From the film, We only get a glimpse of Tristram's life, but we get a good picture of Steve Coogan's character as himself. He portrays himself as needing constant ego boosts, and he has a personal assistant Jennie (Naomie Harris) to fetch his coffee and tell him how brilliantly he performed in the last scene. Steve's girlfriend Jenny (Kelly Macdonald) also visits the set, and Steve keeps trying to make time for her amid watching dailies, script meetings, press interviews, and even some actual shooting. These constant distractions from a single story line mimic Sterne's narrative where Tristram gets continually distracted from one story arc by the necessity to provide the back story for that arc, but then the back story needs its own back story, etc.
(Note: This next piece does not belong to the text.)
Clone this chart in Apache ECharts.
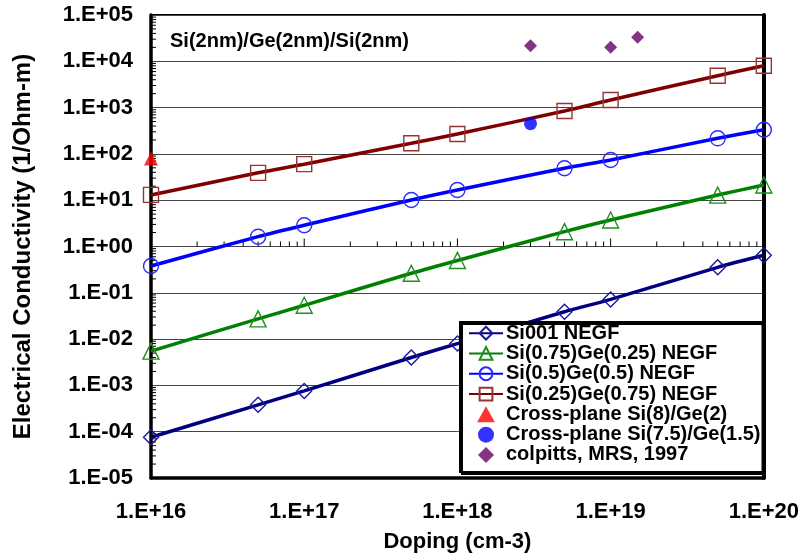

Sterne's novel makes extended commentaries on the works of Seventeenth and Eighteenth Century writers and philosophers, especially Rebelais, Cervantes, Montaigne, and Locke. In this area of philosophical and literary introspection Winterbottom's film lacks the novel's depth and appeal. Instead of dealing with Locke's views of empiricism and how we come to view ourselves, we see the principle actors maneuvering ego boosts for themselves. The film touches on some of the book's ideas and even gives one interpretation of Sterne's importance in the literary tradition, but fails to engage the mind to the same extent as the novel.
Watching Tristram Shandy, you get an idea of the novel's plot, but more importantly, you get a feeling for Sterne's style in the novel. The film's self-referential presentation, the constant shifting from one subject to another, the refusal to resolve just about any issue or story arc produces the same effect in the viewer as the novel does on its readers.